:: Task directions ::
Hunt for the word "chart" across the entries below, copying each line that holds it.

:: Supplied material ::
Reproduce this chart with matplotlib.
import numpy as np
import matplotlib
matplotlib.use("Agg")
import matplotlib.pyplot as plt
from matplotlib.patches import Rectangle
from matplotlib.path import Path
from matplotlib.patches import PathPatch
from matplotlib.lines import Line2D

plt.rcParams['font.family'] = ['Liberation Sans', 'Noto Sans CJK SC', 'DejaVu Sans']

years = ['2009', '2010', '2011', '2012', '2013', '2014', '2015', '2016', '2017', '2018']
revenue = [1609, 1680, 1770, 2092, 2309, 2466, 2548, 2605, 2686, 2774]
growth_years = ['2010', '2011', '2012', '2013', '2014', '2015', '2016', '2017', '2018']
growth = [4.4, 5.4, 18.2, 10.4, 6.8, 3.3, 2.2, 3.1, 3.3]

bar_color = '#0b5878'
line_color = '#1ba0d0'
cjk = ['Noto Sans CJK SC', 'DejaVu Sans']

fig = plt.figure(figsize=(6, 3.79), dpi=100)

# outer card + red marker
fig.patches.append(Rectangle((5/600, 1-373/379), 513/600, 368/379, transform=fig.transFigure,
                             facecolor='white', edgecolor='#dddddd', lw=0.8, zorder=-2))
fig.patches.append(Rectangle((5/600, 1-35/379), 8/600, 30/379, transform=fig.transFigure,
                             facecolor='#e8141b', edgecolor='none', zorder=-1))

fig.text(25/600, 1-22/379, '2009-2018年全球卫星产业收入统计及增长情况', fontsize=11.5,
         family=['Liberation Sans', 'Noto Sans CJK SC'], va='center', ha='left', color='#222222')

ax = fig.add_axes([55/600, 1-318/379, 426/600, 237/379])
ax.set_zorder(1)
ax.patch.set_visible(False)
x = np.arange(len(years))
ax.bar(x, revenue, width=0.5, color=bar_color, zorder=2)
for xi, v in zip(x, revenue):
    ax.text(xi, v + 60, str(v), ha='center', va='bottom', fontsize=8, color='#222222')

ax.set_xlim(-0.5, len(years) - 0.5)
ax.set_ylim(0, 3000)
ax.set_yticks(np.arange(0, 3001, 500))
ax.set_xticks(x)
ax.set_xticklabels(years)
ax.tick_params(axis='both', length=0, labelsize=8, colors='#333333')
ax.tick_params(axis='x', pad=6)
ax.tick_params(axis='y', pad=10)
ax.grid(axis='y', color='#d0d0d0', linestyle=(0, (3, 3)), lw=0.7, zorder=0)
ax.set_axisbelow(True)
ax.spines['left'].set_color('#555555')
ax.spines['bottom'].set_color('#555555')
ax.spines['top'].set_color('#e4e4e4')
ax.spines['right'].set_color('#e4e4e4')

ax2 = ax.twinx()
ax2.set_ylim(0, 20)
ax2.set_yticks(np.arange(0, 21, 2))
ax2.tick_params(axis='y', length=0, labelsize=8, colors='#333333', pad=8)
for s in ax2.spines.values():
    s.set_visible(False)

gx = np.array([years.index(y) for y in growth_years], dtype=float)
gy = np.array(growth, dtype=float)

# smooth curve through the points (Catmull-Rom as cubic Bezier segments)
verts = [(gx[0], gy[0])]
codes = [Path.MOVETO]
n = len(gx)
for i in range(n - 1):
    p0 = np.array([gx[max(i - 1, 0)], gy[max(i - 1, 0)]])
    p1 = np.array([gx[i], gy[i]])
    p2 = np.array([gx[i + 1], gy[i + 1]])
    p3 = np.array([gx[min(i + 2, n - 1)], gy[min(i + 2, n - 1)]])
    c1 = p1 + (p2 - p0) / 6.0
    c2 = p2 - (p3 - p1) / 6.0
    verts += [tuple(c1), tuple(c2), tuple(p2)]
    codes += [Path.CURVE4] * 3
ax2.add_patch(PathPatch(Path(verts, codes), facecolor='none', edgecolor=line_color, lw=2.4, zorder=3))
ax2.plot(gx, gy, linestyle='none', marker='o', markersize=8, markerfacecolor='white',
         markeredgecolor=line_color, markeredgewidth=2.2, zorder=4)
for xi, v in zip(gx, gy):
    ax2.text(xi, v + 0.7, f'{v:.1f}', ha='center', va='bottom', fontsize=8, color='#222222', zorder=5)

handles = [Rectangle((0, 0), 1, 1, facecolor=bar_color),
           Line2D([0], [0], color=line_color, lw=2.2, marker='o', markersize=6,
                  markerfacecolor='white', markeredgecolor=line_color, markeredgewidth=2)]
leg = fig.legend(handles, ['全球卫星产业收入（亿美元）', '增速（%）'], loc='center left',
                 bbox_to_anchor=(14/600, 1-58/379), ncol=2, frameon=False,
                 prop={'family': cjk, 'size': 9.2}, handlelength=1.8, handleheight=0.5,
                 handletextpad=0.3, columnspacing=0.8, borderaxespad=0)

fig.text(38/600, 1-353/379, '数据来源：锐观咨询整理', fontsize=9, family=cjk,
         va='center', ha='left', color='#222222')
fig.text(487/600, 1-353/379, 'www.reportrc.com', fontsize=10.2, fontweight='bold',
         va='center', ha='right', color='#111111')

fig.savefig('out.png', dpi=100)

...

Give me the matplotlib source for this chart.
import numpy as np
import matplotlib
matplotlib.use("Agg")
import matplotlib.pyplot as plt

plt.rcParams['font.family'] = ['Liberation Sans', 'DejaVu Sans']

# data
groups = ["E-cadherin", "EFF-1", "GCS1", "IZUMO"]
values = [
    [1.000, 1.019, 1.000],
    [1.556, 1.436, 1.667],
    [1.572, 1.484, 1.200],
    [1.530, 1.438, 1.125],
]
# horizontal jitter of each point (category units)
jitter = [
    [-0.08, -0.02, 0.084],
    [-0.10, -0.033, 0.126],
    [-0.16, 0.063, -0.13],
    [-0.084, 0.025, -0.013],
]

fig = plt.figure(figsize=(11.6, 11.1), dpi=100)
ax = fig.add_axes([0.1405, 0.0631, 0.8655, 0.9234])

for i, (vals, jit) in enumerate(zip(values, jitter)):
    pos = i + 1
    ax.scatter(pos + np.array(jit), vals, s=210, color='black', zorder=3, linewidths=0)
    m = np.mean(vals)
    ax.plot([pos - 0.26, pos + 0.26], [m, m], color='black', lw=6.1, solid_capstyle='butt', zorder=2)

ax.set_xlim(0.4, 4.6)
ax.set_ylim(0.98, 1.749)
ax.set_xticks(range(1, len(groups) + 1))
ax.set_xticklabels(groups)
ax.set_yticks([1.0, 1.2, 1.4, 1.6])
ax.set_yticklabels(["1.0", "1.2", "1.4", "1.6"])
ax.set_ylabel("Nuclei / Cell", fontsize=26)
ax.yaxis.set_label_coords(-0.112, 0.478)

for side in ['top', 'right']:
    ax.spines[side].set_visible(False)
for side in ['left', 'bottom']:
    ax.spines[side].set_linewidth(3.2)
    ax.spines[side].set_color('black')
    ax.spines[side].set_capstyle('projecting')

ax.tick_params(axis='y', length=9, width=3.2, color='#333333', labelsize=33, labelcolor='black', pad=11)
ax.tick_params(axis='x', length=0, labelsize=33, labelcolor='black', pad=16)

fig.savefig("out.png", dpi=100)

...

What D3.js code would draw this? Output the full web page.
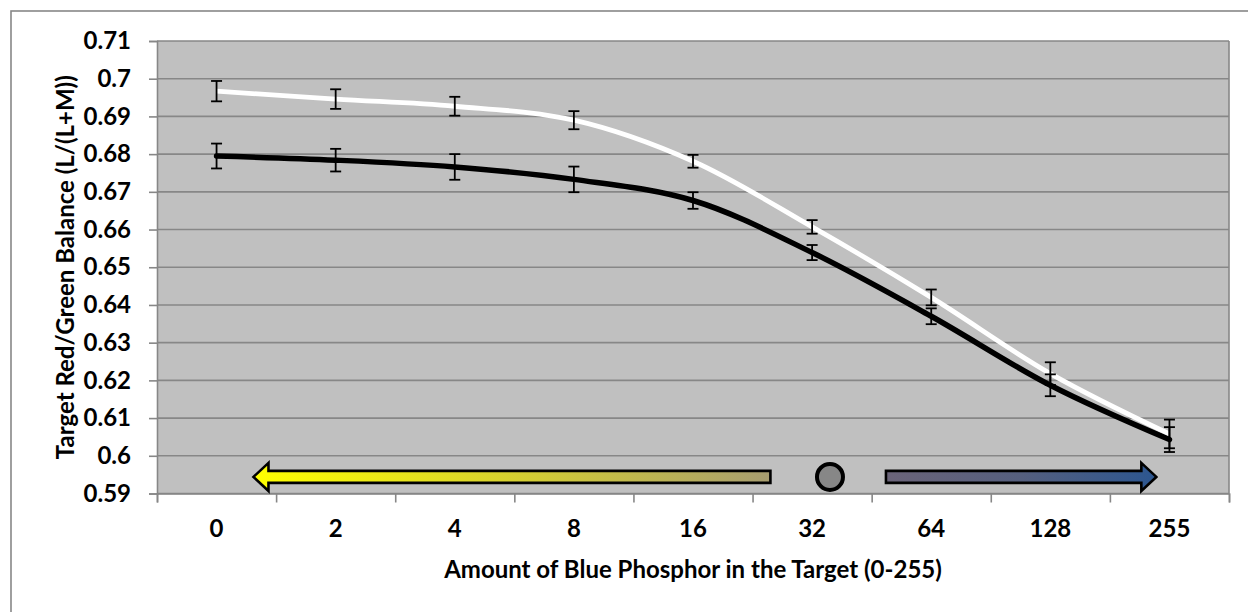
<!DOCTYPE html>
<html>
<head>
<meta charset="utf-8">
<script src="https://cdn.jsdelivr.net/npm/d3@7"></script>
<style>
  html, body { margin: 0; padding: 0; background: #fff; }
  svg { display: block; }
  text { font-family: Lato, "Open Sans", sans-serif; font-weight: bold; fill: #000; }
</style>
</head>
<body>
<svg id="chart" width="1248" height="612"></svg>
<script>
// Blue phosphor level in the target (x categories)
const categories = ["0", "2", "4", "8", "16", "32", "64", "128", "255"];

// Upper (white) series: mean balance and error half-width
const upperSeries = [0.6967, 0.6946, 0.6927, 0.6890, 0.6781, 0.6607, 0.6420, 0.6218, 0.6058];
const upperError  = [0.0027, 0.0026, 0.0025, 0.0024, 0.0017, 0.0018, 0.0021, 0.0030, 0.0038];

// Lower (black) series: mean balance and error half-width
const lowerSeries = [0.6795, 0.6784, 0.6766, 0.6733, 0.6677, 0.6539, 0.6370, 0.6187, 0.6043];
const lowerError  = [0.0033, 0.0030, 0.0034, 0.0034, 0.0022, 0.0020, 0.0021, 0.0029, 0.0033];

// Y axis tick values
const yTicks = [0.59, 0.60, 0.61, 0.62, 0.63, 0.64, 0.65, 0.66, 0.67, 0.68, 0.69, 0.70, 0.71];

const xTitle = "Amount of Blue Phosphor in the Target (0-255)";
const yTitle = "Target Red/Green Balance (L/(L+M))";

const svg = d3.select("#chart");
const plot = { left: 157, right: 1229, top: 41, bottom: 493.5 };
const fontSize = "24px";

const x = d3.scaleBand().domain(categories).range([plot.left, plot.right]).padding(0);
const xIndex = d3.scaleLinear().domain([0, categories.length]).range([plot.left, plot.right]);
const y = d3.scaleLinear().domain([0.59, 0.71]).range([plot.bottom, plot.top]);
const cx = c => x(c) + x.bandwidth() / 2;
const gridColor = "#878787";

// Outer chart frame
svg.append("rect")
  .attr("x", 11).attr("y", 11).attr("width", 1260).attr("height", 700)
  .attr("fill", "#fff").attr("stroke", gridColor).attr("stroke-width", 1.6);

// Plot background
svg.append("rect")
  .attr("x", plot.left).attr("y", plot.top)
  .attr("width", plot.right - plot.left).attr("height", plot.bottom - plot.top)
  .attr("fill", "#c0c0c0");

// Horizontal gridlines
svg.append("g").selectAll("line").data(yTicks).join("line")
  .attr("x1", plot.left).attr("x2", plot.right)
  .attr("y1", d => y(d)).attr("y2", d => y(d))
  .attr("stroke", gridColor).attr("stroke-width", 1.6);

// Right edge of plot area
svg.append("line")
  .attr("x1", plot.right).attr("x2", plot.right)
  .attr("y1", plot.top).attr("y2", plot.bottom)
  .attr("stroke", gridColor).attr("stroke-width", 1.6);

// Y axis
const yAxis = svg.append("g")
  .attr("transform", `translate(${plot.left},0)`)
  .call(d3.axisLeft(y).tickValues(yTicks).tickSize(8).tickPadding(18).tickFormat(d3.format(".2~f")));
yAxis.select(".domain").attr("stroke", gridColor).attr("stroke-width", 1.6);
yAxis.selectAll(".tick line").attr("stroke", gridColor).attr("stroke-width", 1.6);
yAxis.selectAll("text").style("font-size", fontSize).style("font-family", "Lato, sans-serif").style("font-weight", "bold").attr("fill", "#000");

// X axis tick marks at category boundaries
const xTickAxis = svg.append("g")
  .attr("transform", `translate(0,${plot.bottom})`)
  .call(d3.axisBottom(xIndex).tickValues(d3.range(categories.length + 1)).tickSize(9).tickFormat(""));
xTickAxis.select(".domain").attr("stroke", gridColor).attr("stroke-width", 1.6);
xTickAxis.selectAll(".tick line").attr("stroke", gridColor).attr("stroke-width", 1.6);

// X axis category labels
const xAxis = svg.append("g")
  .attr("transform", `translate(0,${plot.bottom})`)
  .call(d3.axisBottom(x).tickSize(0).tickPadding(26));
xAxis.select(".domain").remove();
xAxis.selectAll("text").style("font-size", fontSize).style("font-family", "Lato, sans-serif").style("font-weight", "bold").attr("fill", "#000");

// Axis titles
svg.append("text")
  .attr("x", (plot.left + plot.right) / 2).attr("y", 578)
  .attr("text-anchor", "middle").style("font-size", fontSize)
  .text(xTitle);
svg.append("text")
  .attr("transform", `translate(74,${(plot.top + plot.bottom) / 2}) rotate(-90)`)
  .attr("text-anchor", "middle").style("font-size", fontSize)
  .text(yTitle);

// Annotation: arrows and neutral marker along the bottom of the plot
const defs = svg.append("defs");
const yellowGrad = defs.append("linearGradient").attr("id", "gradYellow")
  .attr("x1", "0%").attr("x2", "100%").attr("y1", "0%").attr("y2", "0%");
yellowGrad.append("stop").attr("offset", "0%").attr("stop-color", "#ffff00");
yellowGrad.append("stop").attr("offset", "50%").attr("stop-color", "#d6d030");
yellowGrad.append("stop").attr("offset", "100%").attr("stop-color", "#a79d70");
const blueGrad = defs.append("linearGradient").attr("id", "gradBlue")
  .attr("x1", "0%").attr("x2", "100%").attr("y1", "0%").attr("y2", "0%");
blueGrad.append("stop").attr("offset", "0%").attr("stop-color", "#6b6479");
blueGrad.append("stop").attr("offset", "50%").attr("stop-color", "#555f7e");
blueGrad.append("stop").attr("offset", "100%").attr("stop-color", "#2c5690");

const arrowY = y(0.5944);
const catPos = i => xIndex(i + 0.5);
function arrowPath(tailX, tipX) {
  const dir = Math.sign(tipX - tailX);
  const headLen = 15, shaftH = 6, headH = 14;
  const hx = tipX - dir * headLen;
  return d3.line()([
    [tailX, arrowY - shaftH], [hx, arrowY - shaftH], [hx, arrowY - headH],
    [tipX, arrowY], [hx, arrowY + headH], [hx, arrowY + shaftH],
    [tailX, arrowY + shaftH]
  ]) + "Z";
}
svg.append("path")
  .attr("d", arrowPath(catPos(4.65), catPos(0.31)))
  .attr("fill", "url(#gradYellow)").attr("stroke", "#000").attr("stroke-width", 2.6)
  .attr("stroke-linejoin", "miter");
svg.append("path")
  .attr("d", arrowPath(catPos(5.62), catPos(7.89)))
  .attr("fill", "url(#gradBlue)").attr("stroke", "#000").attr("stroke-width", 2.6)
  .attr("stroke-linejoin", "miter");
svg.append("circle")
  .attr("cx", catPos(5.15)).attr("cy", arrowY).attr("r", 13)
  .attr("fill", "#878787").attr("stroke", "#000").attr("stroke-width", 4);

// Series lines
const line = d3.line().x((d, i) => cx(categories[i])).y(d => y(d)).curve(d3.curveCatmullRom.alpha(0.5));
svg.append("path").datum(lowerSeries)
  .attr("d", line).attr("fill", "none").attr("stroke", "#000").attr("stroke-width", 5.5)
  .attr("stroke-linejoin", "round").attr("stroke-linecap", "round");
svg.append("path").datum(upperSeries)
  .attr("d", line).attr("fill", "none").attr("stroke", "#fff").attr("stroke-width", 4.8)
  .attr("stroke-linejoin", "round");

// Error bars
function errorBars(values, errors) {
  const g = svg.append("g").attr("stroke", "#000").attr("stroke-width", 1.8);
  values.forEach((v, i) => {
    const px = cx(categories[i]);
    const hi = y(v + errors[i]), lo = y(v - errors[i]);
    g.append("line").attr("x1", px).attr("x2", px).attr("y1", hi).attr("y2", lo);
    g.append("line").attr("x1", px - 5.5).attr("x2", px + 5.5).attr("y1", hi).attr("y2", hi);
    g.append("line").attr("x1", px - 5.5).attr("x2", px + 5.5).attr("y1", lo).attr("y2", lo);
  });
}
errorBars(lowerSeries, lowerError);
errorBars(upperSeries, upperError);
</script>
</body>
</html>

:: The answer ::
Reproduce this chart with matplotlib.
Give me the matplotlib source for this chart.
<svg id="chart" width="1248" height="612"></svg>
const svg = d3.select("#chart");
// Outer chart frame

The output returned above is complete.